このように、ボルト締め端子の電線接続部が重ならないようにできるため、ボルトによる締結時に着座不良、接触不良およびボルトの緩み発生を防止できる。
【0012】
前記ボルト締め端子は、円板の中央にボルト穴を設けた電気接触部を有する汎用のボルト締め端子で、該電気接触部に連続する電線接続部は電線と端子のバレルを加締め圧着または溶接(抵抗溶接又は超音波溶接)のいずれかで接続するタイプとしている。
前記上段部材および下段部材は円環形状とし、上下に重ねた状態で連結保持する結合手段を設けている。該結合手段として、ロック爪を上段部材に設け、該ロック爪が挿入係止するロック枠を下段部材に設けることが好ましい。
【0013】
また、前記積層連結具で上下積層するボルト締め端子がアース端子で、車体パネルにボルト締結でアース接続する場合、
前記下段部材の底面から係止脚を突設し、前記車体パネルのボルト穴の周縁に設けた係止穴に前記係止脚を挿入係止する構成とすることが好ましい。
【0014】
さらに、本発明は前記積層連結具を用いたボルト締め端子の積層保持方法として、
前記上段部材と下段部材とを結合して形成する各端子挿通空間の下面に電線端末に接続したボルト締め端子を沿わせて前記電気接触部より挿入し、該ボルト締め端子の突出した前記被係止部の両側に前記係止突起を係止して、電線接続部に連続する電気接触部を前記上段部材の中央穴に突出させ、該電線端末のボルト締め端子を周方向に位相させて前記中央穴内に前記電気接触部を上下に積層すると共に、前記電線接続部および接続する電線を周方向に重ならないように位相させた状態で保持する積層連結具を用いたボルト締め端子の積層保持方法を提供している。
【0015】
また、前記ボルト締め端子を車両に配線するアース線の端末に接続するアース端子として用い、積層する前記ボルト締め端子を前記積層連結具に挿入保持しておき、
車体パネル等の接地部材に設けたボルト穴に前記積層連結具で保持したアース端子のボルト穴を連通させ、ボルトを通して前記接地部材にナットで締結することが好ましい。
なお、本発明のボルト締め端子はアース端子としての使用に限定されず、電源線用の端子として用いることもできる。
【0016】
前記のように、複数枚のボルト締め端子を積層して車体パネル等の固定材にボルトで締結固定する際、予め積層連結具で複数のボルト締め端子を位置決め保持できる。よって、車両組立ラインで、アース端子を予め保持した積層連結具を車体パネルのアースポイントに設置し、該積層連結具で積層保持されたボルト締め端子のボルト穴にボルトを通してナットと締結するだけでよいため、作業手数を大幅に簡素化できる。

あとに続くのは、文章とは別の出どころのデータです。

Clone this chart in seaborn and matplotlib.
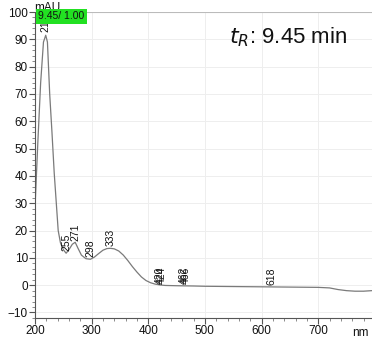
import matplotlib
matplotlib.use("Agg")
import matplotlib.pyplot as plt
import seaborn as sns
import pandas as pd
from matplotlib.ticker import MultipleLocator

wavelength = [200, 205, 210, 215, 219, 222, 226, 230, 234, 238, 241, 245, 250, 255,
              260, 266, 271, 276, 282, 290, 298, 305, 312, 320, 327, 333, 340, 348,
              356, 364, 372, 380, 388, 396, 404, 412, 420, 430, 450, 480, 500, 550,
              600, 650, 700, 720, 735, 750, 765, 780, 795]
absorbance = [28, 52, 74, 89, 91.5, 89, 70, 56, 41, 29, 20, 15.5, 13, 11.7,
              13, 15, 15.7, 13.5, 11, 9.7, 9.5, 10.3, 11.5, 12.8, 13.4, 13.5, 13.3, 12.5,
              11, 9, 6.8, 4.8, 3, 1.7, 0.9, 0.4, 0.1, -0.1, -0.2, -0.3, -0.4, -0.5,
              -0.6, -0.7, -0.8, -1.0, -1.6, -2.0, -2.2, -2.2, -2.0]

peak_labels = ["219", "255", "271", "298", "333", "420", "424", "462", "466", "618"]
peak_x = [219, 255, 271, 298, 333, 420, 424, 462, 466, 618]
peak_y = [92.5, 12.5, 16.3, 10.2, 14.2, 0.6, 0.6, 0.4, 0.4, 0.2]

x_ticks = [200, 300, 400, 500, 600, 700]
y_ticks = [-10, 0, 10, 20, 30, 40, 50, 60, 70, 80, 90, 100]

sns.set_theme(style="white")
plt.rcParams['font.family'] = ['Liberation Sans', 'DejaVu Sans']

df = pd.DataFrame({"wl": wavelength, "abs": absorbance})

fig = plt.figure(figsize=(3.72, 3.43), dpi=100)
ax = fig.add_axes([0.094, 0.073, 0.906, 0.892])
sns.lineplot(data=df, x="wl", y="abs", ax=ax, color="#7a7a7a", linewidth=0.9)

ax.set_xlim(200, 795)
ax.set_ylim(-12, 100)
ax.set_xticks(x_ticks)
ax.set_yticks(y_ticks)
ax.xaxis.set_minor_locator(MultipleLocator(20))
ax.yaxis.set_minor_locator(MultipleLocator(2))
ax.tick_params(axis="both", which="major", direction="out", length=4, width=0.8,
               color="#555555", labelsize=8.5, labelcolor="#111111", pad=1,
               bottom=True, left=True)
ax.tick_params(axis="both", which="minor", direction="out", length=2, width=0.6,
               color="#777777", bottom=True, left=True)
ax.grid(True, which="major", color="#eeeeee", linewidth=0.7)
ax.set_xlabel("")
ax.set_ylabel("")
for s in ["top", "right"]:
    ax.spines[s].set_visible(False)
for s in ["left", "bottom"]:
    ax.spines[s].set_color("#555555")
    ax.spines[s].set_linewidth(0.8)
ax.axhline(100, color="#bbbbbb", linewidth=0.8)

for lab, px, py in zip(peak_labels, peak_x, peak_y):
    ax.text(px, py, lab, rotation=90, ha="center", va="bottom", fontsize=7.5, color="#111111")

ax.text(0.99, -0.03, "nm", transform=ax.transAxes, ha="right", va="top", fontsize=8.5,
        color="#111111")
fig.text(0.092, 0.995, "mAU", ha="left", va="top", fontsize=8.5, color="#111111")
fig.text(0.103, 0.953, "9.45/ 1.00", ha="left", va="center", fontsize=7.5, color="#111111",
         bbox=dict(boxstyle="square,pad=0.25", facecolor="#22e022", edgecolor="none"))
ax.text(0.575, 0.955, "$t_R$: 9.45 min", transform=ax.transAxes, ha="left", va="top",
        fontsize=16, color="#111111")

fig.savefig("out.png", dpi=100)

なお、車両組み立てラインで、他のワイヤハーネスの電線端末のアース端子を前記積層連結具で積層保持して組み立てても良いことは言うまでもない。
【0017】
また、前記積層連結具の下段部材の底面に係止脚を突設し、車体パネルに設けた係止穴に挿入係止すると、複数のアース端子を積層保持した状態で車体パネルのアースポイントにワンタッチで設置することができる。